═══ COLLECTED DATA

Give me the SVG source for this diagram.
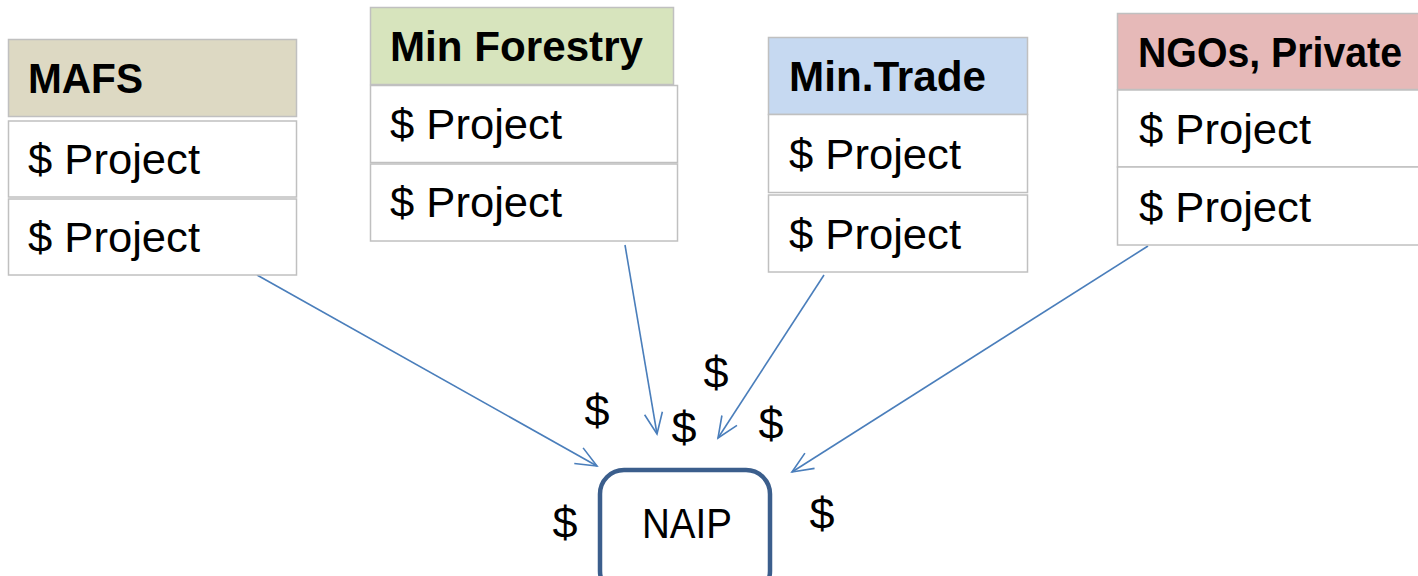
<svg xmlns="http://www.w3.org/2000/svg" width="1418" height="576" viewBox="0 0 1418 576">
  <style>
    .cell { fill: #ffffff; stroke: #c0c0c0; stroke-width: 1.5; }
    .hdr { stroke: #c0c0c0; stroke-width: 1.5; }
    .t { font-family: "Liberation Sans", Arial, sans-serif; font-size: 43px; fill: #000000; }
    .b { font-weight: bold; }
    .d { font-family: "Liberation Sans", Arial, sans-serif; font-size: 45px; fill: #000000; text-anchor: middle; }
    .conn { stroke: #4a7ebb; stroke-width: 1.6; fill: none; marker-end: url(#arrow); }
  </style>
  <defs>
    <marker id="arrow" markerUnits="userSpaceOnUse" markerWidth="30" markerHeight="24" viewBox="-24 -12 30 24" refX="0" refY="0" orient="auto">
      <path d="M -21,-9 L 0,0 L -21,9" fill="none" stroke="#4a7ebb" stroke-width="1.6"/>
    </marker>
  </defs>
  <rect width="1418" height="576" fill="#ffffff"/>

  <!-- connectors -->
  <g id="connectors">
    <line class="conn" x1="257" y1="275" x2="597" y2="466"/>
    <line class="conn" x1="625" y1="245" x2="657" y2="434"/>
    <line class="conn" x1="824" y1="275" x2="718" y2="438"/>
    <line class="conn" x1="1148" y1="246" x2="792" y2="472"/>
  </g>

  <!-- MAFS -->
  <g id="mafs">
    <rect class="hdr" x="8.5" y="39.5" width="288" height="77" fill="#ddd9c3"/>
    <rect class="cell" x="8.5" y="121" width="288" height="76"/>
    <rect class="cell" x="8.5" y="199" width="288" height="76"/>
    <text class="t b" x="28" y="93" textLength="115" lengthAdjust="spacingAndGlyphs">MAFS</text>
    <text class="t" x="28" y="174" textLength="172" lengthAdjust="spacingAndGlyphs">$ Project</text>
    <text class="t" x="28" y="252" textLength="172" lengthAdjust="spacingAndGlyphs">$ Project</text>
  </g>

  <!-- Min Forestry -->
  <g id="min-forestry">
    <rect class="hdr" x="370.5" y="7.5" width="303" height="77" fill="#d7e4bd"/>
    <rect class="cell" x="370.5" y="85.5" width="307" height="77"/>
    <rect class="cell" x="370.5" y="164" width="307" height="77"/>
    <text class="t b" x="390" y="61" textLength="253" lengthAdjust="spacingAndGlyphs">Min Forestry</text>
    <text class="t" x="390" y="139" textLength="172" lengthAdjust="spacingAndGlyphs">$ Project</text>
    <text class="t" x="390" y="217" textLength="172" lengthAdjust="spacingAndGlyphs">$ Project</text>
  </g>

  <!-- Min.Trade -->
  <g id="min-trade">
    <rect class="hdr" x="768.5" y="37.5" width="259" height="77" fill="#c6d9f1"/>
    <rect class="cell" x="768.5" y="114.5" width="259" height="78"/>
    <rect class="cell" x="768.5" y="195" width="259" height="77"/>
    <text class="t b" x="789" y="91" textLength="197" lengthAdjust="spacingAndGlyphs">Min.Trade</text>
    <text class="t" x="789" y="169" textLength="172" lengthAdjust="spacingAndGlyphs">$ Project</text>
    <text class="t" x="789" y="249" textLength="172" lengthAdjust="spacingAndGlyphs">$ Project</text>
  </g>

  <!-- NGOs, Private (right border sits just past the edge) -->
  <g id="ngos-private">
    <rect class="hdr" x="1117.5" y="13.5" width="302" height="76" fill="#e6b9b8"/>
    <rect class="cell" x="1117.5" y="90" width="302" height="77"/>
    <rect class="cell" x="1117.5" y="167" width="302" height="78"/>
    <text class="t b" x="1138" y="67" font-size="41" textLength="264" lengthAdjust="spacingAndGlyphs">NGOs, Private</text>
    <text class="t" x="1139" y="144" textLength="172" lengthAdjust="spacingAndGlyphs">$ Project</text>
    <text class="t" x="1139" y="222" textLength="172" lengthAdjust="spacingAndGlyphs">$ Project</text>
  </g>

  <!-- NAIP -->
  <g id="naip">
    <rect x="600" y="470" width="170" height="125" rx="24" ry="24" fill="#ffffff" stroke="#3b5e8c" stroke-width="4.5"/>
    <text class="t" x="642" y="538" textLength="90" lengthAdjust="spacingAndGlyphs">NAIP</text>
  </g>

  <!-- floating dollar signs -->
  <g id="dollars">
    <text class="d" x="597" y="426">$</text>
    <text class="d" x="716" y="388">$</text>
    <text class="d" x="684" y="443">$</text>
    <text class="d" x="771" y="439">$</text>
    <text class="d" x="565" y="538">$</text>
    <text class="d" x="822" y="529">$</text>
  </g>
</svg>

══════

EXERCISE DESCRIPTION:
Restate the listing above word for word, and skip the pictures.

FULL ANSWER:
Give me the SVG source for this diagram.
<svg xmlns="http://www.w3.org/2000/svg" width="1418" height="576" viewBox="0 0 1418 576">
  <style>
    .cell { fill: #ffffff; stroke: #c0c0c0; stroke-width: 1.5; }
    .hdr { stroke: #c0c0c0; stroke-width: 1.5; }
    .t { font-family: "Liberation Sans", Arial, sans-serif; font-size: 43px; fill: #000000; }
    .b { font-weight: bold; }
    .d { font-family: "Liberation Sans", Arial, sans-serif; font-size: 45px; fill: #000000; text-anchor: middle; }
    .conn { stroke: #4a7ebb; stroke-width: 1.6; fill: none; marker-end: url(#arrow); }
  </style>
  <defs>
    <marker id="arrow" markerUnits="userSpaceOnUse" markerWidth="30" markerHeight="24" viewBox="-24 -12 30 24" refX="0" refY="0" orient="auto">
      <path d="M -21,-9 L 0,0 L -21,9" fill="none" stroke="#4a7ebb" stroke-width="1.6"/>
    </marker>
  </defs>
  <rect width="1418" height="576" fill="#ffffff"/>

  <!-- connectors -->
  <g id="connectors">
    <line class="conn" x1="257" y1="275" x2="597" y2="466"/>
    <line class="conn" x1="625" y1="245" x2="657" y2="434"/>
    <line class="conn" x1="824" y1="275" x2="718" y2="438"/>
    <line class="conn" x1="1148" y1="246" x2="792" y2="472"/>
  </g>

  <!-- MAFS -->
  <g id="mafs">
    <rect class="hdr" x="8.5" y="39.5" width="288" height="77" fill="#ddd9c3"/>
    <rect class="cell" x="8.5" y="121" width="288" height="76"/>
    <rect class="cell" x="8.5" y="199" width="288" height="76"/>
    <text class="t b" x="28" y="93" textLength="115" lengthAdjust="spacingAndGlyphs">MAFS</text>
    <text class="t" x="28" y="174" textLength="172" lengthAdjust="spacingAndGlyphs">$ Project</text>
    <text class="t" x="28" y="252" textLength="172" lengthAdjust="spacingAndGlyphs">$ Project</text>
  </g>

  <!-- Min Forestry -->
  <g id="min-forestry">
    <rect class="hdr" x="370.5" y="7.5" width="303" height="77" fill="#d7e4bd"/>
    <rect class="cell" x="370.5" y="85.5" width="307" height="77"/>
    <rect class="cell" x="370.5" y="164" width="307" height="77"/>
    <text class="t b" x="390" y="61" textLength="253" lengthAdjust="spacingAndGlyphs">Min Forestry</text>
    <text class="t" x="390" y="139" textLength="172" lengthAdjust="spacingAndGlyphs">$ Project</text>
    <text class="t" x="390" y="217" textLength="172" lengthAdjust="spacingAndGlyphs">$ Project</text>
  </g>

  <!-- Min.Trade -->
  <g id="min-trade">
    <rect class="hdr" x="768.5" y="37.5" width="259" height="77" fill="#c6d9f1"/>
    <rect class="cell" x="768.5" y="114.5" width="259" height="78"/>
    <rect class="cell" x="768.5" y="195" width="259" height="77"/>
    <text class="t b" x="789" y="91" textLength="197" lengthAdjust="spacingAndGlyphs">Min.Trade</text>
    <text class="t" x="789" y="169" textLength="172" lengthAdjust="spacingAndGlyphs">$ Project</text>
    <text class="t" x="789" y="249" textLength="172" lengthAdjust="spacingAndGlyphs">$ Project</text>
  </g>

  <!-- NGOs, Private (right border sits just past the edge) -->
  <g id="ngos-private">
    <rect class="hdr" x="1117.5" y="13.5" width="302" height="76" fill="#e6b9b8"/>
    <rect class="cell" x="1117.5" y="90" width="302" height="77"/>
    <rect class="cell" x="1117.5" y="167" width="302" height="78"/>
    <text class="t b" x="1138" y="67" font-size="41" textLength="264" lengthAdjust="spacingAndGlyphs">NGOs, Private</text>
    <text class="t" x="1139" y="144" textLength="172" lengthAdjust="spacingAndGlyphs">$ Project</text>
    <text class="t" x="1139" y="222" textLength="172" lengthAdjust="spacingAndGlyphs">$ Project</text>
  </g>

  <!-- NAIP -->
  <g id="naip">
    <rect x="600" y="470" width="170" height="125" rx="24" ry="24" fill="#ffffff" stroke="#3b5e8c" stroke-width="4.5"/>
    <text class="t" x="642" y="538" textLength="90" lengthAdjust="spacingAndGlyphs">NAIP</text>
  </g>

  <!-- floating dollar signs -->
  <g id="dollars">
    <text class="d" x="597" y="426">$</text>
    <text class="d" x="716" y="388">$</text>
    <text class="d" x="684" y="443">$</text>
    <text class="d" x="771" y="439">$</text>
    <text class="d" x="565" y="538">$</text>
    <text class="d" x="822" y="529">$</text>
  </g>
</svg>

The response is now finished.